Thiem was trying to hang tight in rallies, but when Rublev set his feet and turned his hips and shoulders into his ferocious forehand, he was doing damage.

Firing his fourth ace and thumping a smash, Rublev stamped his second straight love hold for 5-2. By then, the Russian was 11 for 11 on first-serve points.

Serving for a one-set lead, Rublev stumbled.

The Russian opened with his first double fault, fell into a triple break point hole then sent a backhand long gift-wrapping the break to the former Australian Open finalist.

Dropping serve sent Rublev raging. A frustrated Rublev erupted in a primal scream, bounced a ball high off the court and slammed his racquet off the bottom of the foot in self-flogging anger.

An inability to keep his head together under stress and indulge that volcanic temper has plagued the Russian in the past, but not today.

Resetting, Rublev pounced all over a slice and lasered a lightning forehand winner crosscourt. Thiem sent a backhand long to face double set point.

When Thiem floated a double fault deep, Rublev broke for a one-set lead.

What a difference one game can make. Rublev, who looked like he was on the verge of decapitating his Head racquet minutes earlier, sat on his court-side seat happily munching on a banana with a one set lead after 46 minutes.

"You have break points for 5-1 and it looks like the match is going my way and then suddenly [it's] 5-4 and he is serving and the match is equal and it's like okay we start again," Rublev said of the opening-set swing. "And it's not easy to accept that way, but I was lucky.

"I played a really good game at 5-4 and Dominic he didn't play that well. He helped me a bit and I was able in the end to finish the set 6-4 and then I start to feel a bit more confidence. At the end I was able to win in two sets, which is the most important thing and yeah we'll see what's gonna happen next." 
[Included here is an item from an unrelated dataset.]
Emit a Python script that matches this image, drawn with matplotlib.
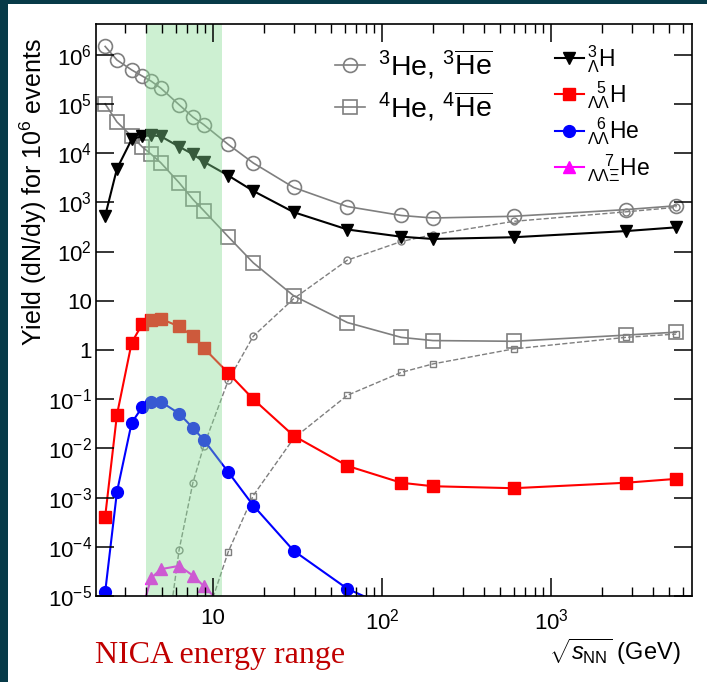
import matplotlib
matplotlib.use('Agg')
import matplotlib.pyplot as plt
from matplotlib.patches import Rectangle

plt.rcParams['font.family'] = ['Liberation Sans', 'DejaVu Sans']
plt.rcParams['mathtext.fontset'] = 'custom'
plt.rcParams['mathtext.rm'] = 'Liberation Sans'
plt.rcParams['mathtext.it'] = 'Liberation Sans:italic'
plt.rcParams['mathtext.bf'] = 'Liberation Sans:bold'

# collision energies sqrt(s_NN) in GeV
energy = [2.3, 2.7, 3.3, 3.8, 4.3, 4.9, 6.3, 7.6, 8.8, 12.3, 17.3, 30, 62.4,
          130, 200, 600, 2760, 5500]

he3 = [1.47e6, 7.8e5, 4.9e5, 3.7e5, 2.9e5, 2.1e5, 9.6e4, 5.4e4, 3.8e4, 1.5e4,
       6.3e3, 2.0e3, 8.2e2, 5.4e2, 4.8e2, 5.2e2, 7.1e2, 8.5e2]
he4 = [1.0e5, 4.3e4, 2.2e4, 1.35e4, 9.5e3, 6.4e3, 2.5e3, 1.15e3, 6.8e2, 2.0e2,
       59, 12.6, 3.6, 1.8, 1.55, 1.5, 2.0, 2.3]

anti_he3_energy = [4.9, 6.3, 7.6, 8.8, 12.3, 17.3, 30, 62.4, 130, 200, 600, 2760, 5500]
anti_he3 = [1.5e-7, 8.7e-5, 2.0e-3, 1.1e-2, 0.24, 1.9, 11, 67, 160, 220, 410, 640, 790]
anti_he4_energy = [8.8, 12.3, 17.3, 30, 62.4, 130, 200, 600, 2760, 5500]
anti_he4 = [2.5e-6, 7.9e-5, 1.1e-3, 1.6e-2, 0.12, 0.35, 0.52, 1.05, 1.8, 2.1]

h3_lambda = [5.3e2, 4.8e3, 1.9e4, 2.2e4, 2.3e4, 2.2e4, 1.35e4, 9.5e3, 6.7e3,
             3.5e3, 1.7e3, 6.3e2, 2.8e2, 2.0e2, 1.8e2, 1.95e2, 2.6e2, 3.1e2]
h5_ll = [4.1e-4, 0.048, 1.4, 3.3, 4.0, 4.3, 3.0, 1.9, 1.1, 0.34, 0.10, 0.018,
         4.4e-3, 2.0e-3, 1.7e-3, 1.55e-3, 2.0e-3, 2.4e-3]
he6_energy = [2.3, 2.7, 3.3, 3.8, 4.3, 4.9, 6.3, 7.6, 8.8, 12.3, 17.3, 30, 62.4, 130]
he6_ll = [1.2e-5, 1.3e-3, 0.033, 0.068, 0.089, 0.089, 0.051, 0.026, 0.015,
          3.3e-3, 6.9e-4, 8.3e-5, 1.4e-5, 4.5e-6]
he7_energy = [3.8, 4.3, 4.9, 6.3, 7.6, 8.8, 12.3]
he7_llxi = [5e-6, 2.3e-5, 3.5e-5, 4.1e-5, 2.6e-5, 1.6e-5, 5e-6]

nica_range = (4.0, 11.3)

ytick_vals = [1e-5, 1e-4, 1e-3, 1e-2, 1e-1, 1, 10, 1e2, 1e3, 1e4, 1e5, 1e6]
ytick_labels = ['10$^{-5}$', '10$^{-4}$', '10$^{-3}$', '10$^{-2}$', '10$^{-1}$',
                '1', '10', '10$^{2}$', '10$^{3}$', '10$^{4}$', '10$^{5}$', '10$^{6}$']
xtick_vals = [10, 100, 1000]
xtick_labels = ['10', '10$^{2}$', '10$^{3}$']

fig = plt.figure(figsize=(7.07, 6.82), dpi=100, facecolor='#073a48')
fig.patches.append(Rectangle((8 / 707, 0), 1, 1 - 4 / 682, transform=fig.transFigure,
                             facecolor='white', edgecolor='none', zorder=0))
ax = fig.add_axes([96 / 707, 1 - 596 / 682, 596 / 707, 572 / 682])
ax.set_zorder(1)
ax.patch.set_alpha(0)

gray = '#7f7f7f'
l_he3, = ax.plot(energy, he3, '-o', color=gray, lw=1.2, ms=10, mfc='none', mew=1.2)
l_he4, = ax.plot(energy, he4, '-s', color=gray, lw=1.2, ms=10, mfc='none', mew=1.2)
ax.plot(anti_he3_energy, anti_he3, '--o', color=gray, lw=1.0, ms=5, mfc='none', mew=1.0)
ax.plot(anti_he4_energy, anti_he4, '--s', color=gray, lw=1.0, ms=5, mfc='none', mew=1.0)

l_h3, = ax.plot(energy, h3_lambda, '-v', color='black', lw=1.5, ms=9)
l_h5, = ax.plot(energy, h5_ll, '-s', color='#ff0000', lw=1.5, ms=8.5)
l_he6, = ax.plot(he6_energy, he6_ll, '-o', color='#0000ff', lw=1.5, ms=8.5)
l_he7, = ax.plot(he7_energy, he7_llxi, '-^', color='#ff00ff', lw=1.5, ms=8.5)

ax.axvspan(*nica_range, color='#86dc92', alpha=0.41, lw=0, zorder=2.3)
ax.set_axisbelow(False)

ax.set_xscale('log')
ax.set_yscale('log')
ax.set_xlim(2.03, 6820)
ax.set_ylim(1e-5, 4.2e6)
ax.set_yticks(ytick_vals, ytick_labels)
ax.set_xticks(xtick_vals, xtick_labels)
ax.tick_params(which='both', direction='in', top=True, right=True, labelsize=16)
ax.tick_params(which='major', length=13, width=1.1)
ax.tick_params(which='minor', length=6.5, width=1.0)
ax.tick_params(axis='x', which='major', pad=9)
ax.tick_params(axis='y', which='major', pad=3)
for s in ax.spines.values():
    s.set_linewidth(1.2)

leg1 = ax.legend([l_he3, l_he4],
                 [r'$^{3}$He, $^{3}\overline{\rm He}$', r'$^{4}$He, $^{4}\overline{\rm He}$'],
                 loc='upper left', bbox_to_anchor=((335 - 96) / 596, (596 - 48) / 572),
                 frameon=False, fontsize=20.5, handlelength=1.05, handletextpad=0.45,
                 labelspacing=0.32, borderpad=0, borderaxespad=0)
ax.add_artist(leg1)
ax.legend([l_h3, l_h5, l_he6, l_he7],
          [r'$^{3}_{\Lambda}$H', r'$_{\Lambda\Lambda}^{\;\;\,5}$H',
           r'$_{\Lambda\Lambda}^{\;\;\,6}$He', r'$_{\Lambda\Lambda\Xi}^{\;\;\;\;\,7}$He'],
          loc='upper left', bbox_to_anchor=((555 - 96) / 596, (596 - 43) / 572),
          frameon=False, fontsize=16.5, handlelength=1.25, handletextpad=0.15,
          labelspacing=0.2, borderpad=0, borderaxespad=0)

ax.text(0.98, -0.098, r'$\sqrt{s_{\rm NN}}$ (GeV)', transform=ax.transAxes,
        ha='right', va='center', fontsize=17)
fig.text(33 / 707, 1 - 192 / 682, r'Yield (dN/dy) for 10$^{6}$ events', rotation=90,
         ha='center', va='center', fontsize=18)
fig.text(95 / 707, 1 - 655 / 682, 'NICA energy range', family=['Liberation Serif'],
         color='#c00000', fontsize=23, ha='left', va='center')

fig.savefig('out.png', dpi=100)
Serving to extend the match at 4-5, Thiem's pass clipped the tape, Rublev blocked a backhand volley for 15-30.

The 2020 US Open champion missed one his favorite shots, the inside-out forehand, and winced at double match point down.

Thiem didn't flinch. The Austrian zapped an ace out wide to save the first match point, hit a leaping one-hander to extend the point then lashed a one-handed backhand down the line to erase the second match point in style.

After all that good work, Thiem coughed up his fourth double fault to face match point number three.

Moving forward, Thiem dug out a fine backhand volley off his shoe tops. Rublev was waiting.

The top seed lanced the sideline with a diagonal forehand to secure his spot in his fourth final of the season.

Unbeaten in three finals in 2022, Rublev will try to sustain that undefeated streak against Korda. Rublev edged Korda 7-5, 7-6(7) in their lone meeting at the 2021 Miami Open quarterfinals.